Quatro pessoas que devem ter aprendido as línguas locais, mas que não deixaram de conversar entre si em português, um português de pessoas simples, atravessado pela forma de pensar e sentir o mundo, em que o sobrenatural nada mais era do que outro modo de a natureza se manifestar. E, desse modo, explicavam aquilo que iam descobrindo e não compreendiam.

Há quem veja nessa cena um quadro quase profético dos que para esta terra vieram. De um lado, aqueles que aqui chegam obrigados a ficar e que muito lamentaram aqui estar. Alguns desses conseguiram, passado o tempo, retornar para a terra natal. De outro, os que, a exemplo dos degredados, ousaram desobedecer a lógica instituída e ficaram em busca de uma nova vida, cansados que estavam dos sofrimentos da anterior. Há os degredados que lamentam o atraso aqui encontrado e choram a ausência da civilização e há aqueles a que nenhum direito lhes foi dado, sequer o de lamentar, e houve também os desertores que assumiram os riscos da mudança voluntária.

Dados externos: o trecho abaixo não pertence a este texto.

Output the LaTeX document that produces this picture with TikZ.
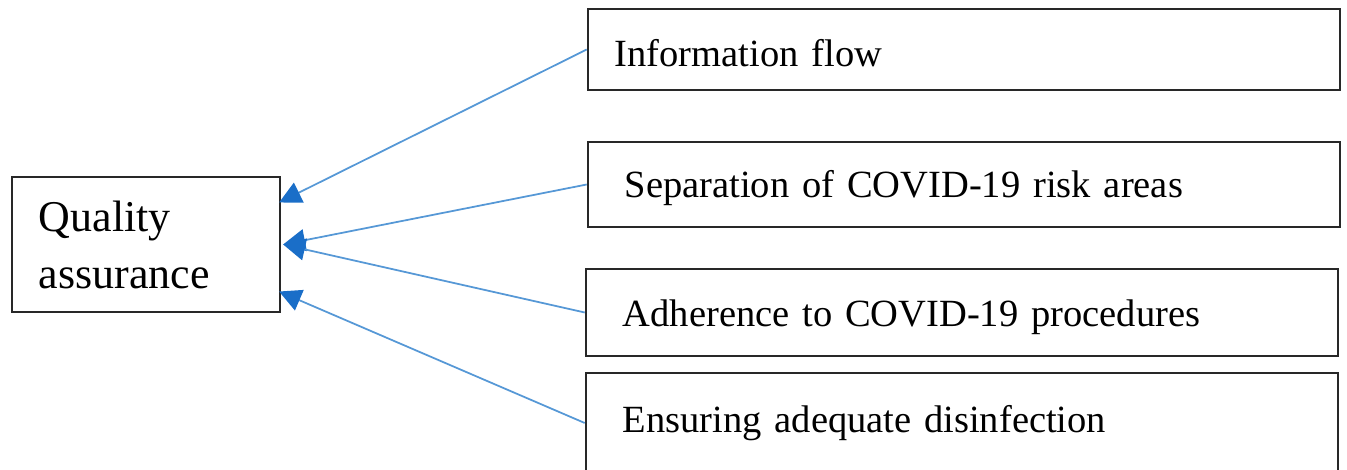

Não há heróis entre essas pessoas e, no entanto, cada um a seu modo e — um pouco ou um muito — assim o é. Há, isso é certo, pessoas transformadas pelo contato com esta terra tropical, campo fértil para que nela se plantem as mais variadas narrativas. No Brasil, minha avó plantou a alegria de reencontrar o marido e fugir da fome que encontrava suas origens no governo de Salazar. Minha mãe encontrou um galego com que casaria para desgosto de uma parte da família, porque da Espanha nada bom poderia vir.

No Brasil, nasci eu, que, apaixonado por tantas histórias, decidi estudar essa minha língua que amo tanto e que deveria unir todas essas realidades neste chão. Terra que ainda hoje mistura modos opostos de pensar e até de falar e que guarda de sua herança medieval a capacidade de abrigar em si esses mais variados opostos, desconstruindo as fronteiras daquilo que, por vezes, parece ser o razoável. Mas o que é o razoável senão outro modo de sentir a vida?